Это может заставить нас поинтересоваться: не принесла ли народу религия Моисея чего-то еще, кроме усиления чувства собственного достоинства, обусловленного осознанием того, что он избран. И действительно, легко можно обнаружить другой фактор. Эта религия принесла евреям еще и намного более величественную концепцию Бога или, если выразиться более скромно, концепцию более величественного Бога. Любой, кто верил в этого Бога, разделял с ним какую-то часть его величия, мог ощущать себя возвышенным. Для неверующего это не совсем очевидно; но мы сможем, возможно, упросить понимание этого, если укажем на чувство превосходства, свойственное англичанину в чужой стране, пребывание в которой стало опасным в результате восстания – чувства, совершенно отсутствующего у жителей любого небольшого континентального государства. Ибо англичанин рассчитывает на то, что его правительство[145]отправит военный корабль, если хоть один волос упадет с его головы, и что восставшие очень хорошо понимают это, тогда как небольшое государство вообще не имеет военных кораблей. Таким образом, чувство гордости за величие Британской империи[146]основывается также и на осознании большей безопасности – защиты – которой пользуется отдельный англичанин. Это напоминает концепцию величественного Бога. И так как едва ли можно претендовать на помощь Богу в деле управления миром, то гордость Божьим величием сливается с гордостью своего избранничества.

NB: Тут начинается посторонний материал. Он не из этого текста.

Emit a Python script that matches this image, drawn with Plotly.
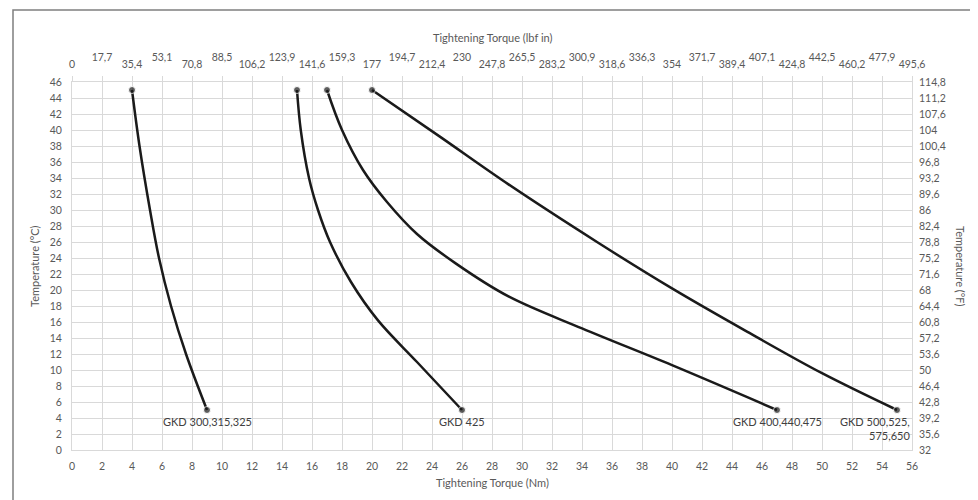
import plotly.graph_objects as go

# ---- data ----
torque_ticks_nm = list(range(0, 57, 2))
torque_ticks_lbfin = ["0", "17,7", "35,4", "53,1", "70,8", "88,5", "106,2", "123,9", "141,6",
                      "159,3", "177", "194,7", "212,4", "230", "247,8", "265,5", "283,2",
                      "300,9", "318,6", "336,3", "354", "371,7", "389,4", "407,1", "424,8",
                      "442,5", "460,2", "477,9", "495,6"]
temp_ticks_c = list(range(0, 47, 2))
temp_ticks_f = ["32", "35,6", "39,2", "42,8", "46,4", "50", "53,6", "57,2", "60,8", "64,4",
                "68", "71,6", "75,2", "78,8", "82,4", "86", "89,6", "93,2", "96,8", "100,4",
                "104", "107,6", "111,2", "114,8"]

gkd300_x = [4, 4.5, 5.2, 5.8, 6.6, 7.6, 9]
gkd300_y = [45, 38, 30, 24, 18, 12, 5]

gkd425_x = [15, 15.25, 15.8, 16.4, 17.2, 18.6, 20.4, 23, 26]
gkd425_y = [45, 40, 34, 30, 26, 21, 16.2, 11, 5]

gkd400_x = [17, 18, 19.4, 21, 23, 25.6, 29.1, 34, 40, 47]
gkd400_y = [45, 40, 35, 31, 27, 23.3, 19.2, 15.2, 10.6, 5]

gkd500_x = [20, 24.5, 29.1, 35, 40, 45, 50, 55]
gkd500_y = [45, 39.2, 33.2, 26.0, 20.2, 14.8, 9.6, 5]

series_labels = ["GKD 300,315,325", "GKD 425", "GKD 400,440,475", "GKD 500,525,<br>575,650"]
series_x = [gkd300_x, gkd425_x, gkd400_x, gkd500_x]
series_y = [gkd300_y, gkd425_y, gkd400_y, gkd500_y]

axis_titles = {
    "bottom": "Tightening Torque (Nm)",
    "top": "Tightening Torque (lbf in)",
    "left": "Temperature (°C)",
    "right": "Temperature (°F)",
}

# ---- layout geometry (pixels) ----
W, H = 978, 500
ML, MR, MT, MB = 64, 74, 74, 58
PW, PH = W - ML - MR, H - MT - MB


def px_x(p):
    return (p - ML) / PW


def px_y(p):
    return (H - MB - p) / PH


FONT = "Lato, 'Open Sans', sans-serif"
TXT = "#595959"
GRID = "#d9d9d9"
LINE = "#1a1a1a"

fig = go.Figure()
for name, xs, ys in zip(series_labels, series_x, series_y):
    n = len(xs)
    sizes = [7] + [0] * (n - 2) + [7]
    fig.add_trace(go.Scatter(
        x=xs, y=ys, mode="lines+markers", name=name,
        line=dict(color=LINE, width=2.5, shape="spline", smoothing=1.0),
        marker=dict(color=LINE, size=sizes),
        showlegend=False, hoverinfo="skip",
    ))

# dummy traces to activate secondary axes
fig.add_trace(go.Scatter(x=[None], y=[None], xaxis="x2", yaxis="y", showlegend=False))
fig.add_trace(go.Scatter(x=[None], y=[None], xaxis="x3", yaxis="y", showlegend=False))
fig.add_trace(go.Scatter(x=[None], y=[None], xaxis="x", yaxis="y2", showlegend=False))

labfont = dict(family=FONT, size=11, color="#404040")
for name, xs, ys in zip(series_labels, series_x, series_y):
    if "<br>" in name:
        fig.add_annotation(x=56, y=ys[-1], xref="x", yref="y", text=name,
                           showarrow=False, xanchor="right", yanchor="top", align="right",
                           yshift=-3, font=labfont)
    else:
        fig.add_annotation(x=xs[-1], y=ys[-1], xref="x", yref="y", text=name,
                           showarrow=False, xanchor="center", yanchor="top",
                           yshift=-3, font=labfont)

tickfont = dict(family=FONT, size=10.5, color=TXT)
titlefont = dict(family=FONT, size=11, color=TXT)

fig.update_layout(
    width=W, height=H,
    margin=dict(l=ML, r=MR, t=MT, b=MB, autoexpand=False),
    paper_bgcolor="white", plot_bgcolor="white",
    xaxis=dict(range=[0, 56], tickvals=torque_ticks_nm, ticktext=[str(v) for v in torque_ticks_nm],
               showgrid=True, gridcolor=GRID, gridwidth=1, showline=True, linecolor=GRID,
               linewidth=1, mirror=True, ticks="", zeroline=False, tickfont=tickfont,
               ticklabelstandoff=6, automargin=False),
    xaxis2=dict(range=[0, 56], overlaying="x", side="top", anchor="y",
                tickvals=torque_ticks_nm,
                ticktext=[t if i % 2 == 0 else "" for i, t in enumerate(torque_ticks_lbfin)],
                showgrid=False, ticks="outside", ticklen=5, tickcolor=GRID, zeroline=False,
                tickfont=tickfont, ticklabelstandoff=4, automargin=False),
    xaxis3=dict(range=[0, 56], overlaying="x", side="top", anchor="y",
                tickvals=torque_ticks_nm,
                ticktext=[t if i % 2 == 1 else "" for i, t in enumerate(torque_ticks_lbfin)],
                showgrid=False, ticks="", zeroline=False, tickfont=tickfont,
                ticklabelstandoff=18, automargin=False),
    yaxis=dict(range=[0, 46], tickvals=temp_ticks_c, ticktext=[str(v) for v in temp_ticks_c],
               showgrid=True, gridcolor=GRID, gridwidth=1, showline=True, linecolor=GRID,
               linewidth=1, mirror=True, ticks="", zeroline=False, tickfont=tickfont,
               ticklabelstandoff=7, automargin=False),
    yaxis2=dict(range=[0, 46], overlaying="y", side="right", anchor="x",
                tickvals=temp_ticks_c, ticktext=temp_ticks_f, showgrid=False, ticks="",
                zeroline=False, tickfont=tickfont, ticklabelstandoff=6, automargin=False),
)

# axis titles
fig.add_annotation(text=axis_titles["bottom"], xref="paper", yref="paper", x=0.5, y=px_y(474),
                   showarrow=False, xanchor="center", yanchor="middle", font=titlefont)
fig.add_annotation(text=axis_titles["top"], xref="paper", yref="paper", x=0.5, y=px_y(29),
                   showarrow=False, xanchor="center", yanchor="middle", font=titlefont)
fig.add_annotation(text=axis_titles["left"], xref="paper", yref="paper", x=px_x(26), y=0.5,
                   textangle=-90, showarrow=False, xanchor="center", yanchor="middle",
                   font=titlefont)
fig.add_annotation(text=axis_titles["right"], xref="paper", yref="paper", x=px_x(953), y=0.5,
                   textangle=90, showarrow=False, xanchor="center", yanchor="middle",
                   font=titlefont)

fig.add_shape(type="rect", xref="paper", yref="paper",
              x0=px_x(5), x1=px_x(971), y0=px_y(498), y1=px_y(2),
              line=dict(color="#7f7f7f", width=1.5), fillcolor="rgba(0,0,0,0)", layer="below")

fig.write_html("out.html")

Среди заповедей религии Моисея есть одна, имеющая большее значение, чем это кажется на первый взгляд. Это запрет на создание образа Бога – принуждение поклоняться Богу, которого нельзя увидеть[147].
Я подозреваю, что в этом пункте Моисей превзошел строгость религии Атона. Возможно, он просто хотел быть последовательным: в этом случае его Бог не имел бы ни имени, ни облика. Возможно, это была новая мера против злоупотребления магией[148]. Но если этот запрет был принят, то он должен был иметь мощное влияние. Ибо он означал, что сенсорное восприятие ставилось на второе место после того, что можно было назвать абстрактной идеей – триумф интеллектуальности над чувственностью или, строго говоря, отречение от инстинктов, со всеми неизбежно вытекающими психологическими последствиями.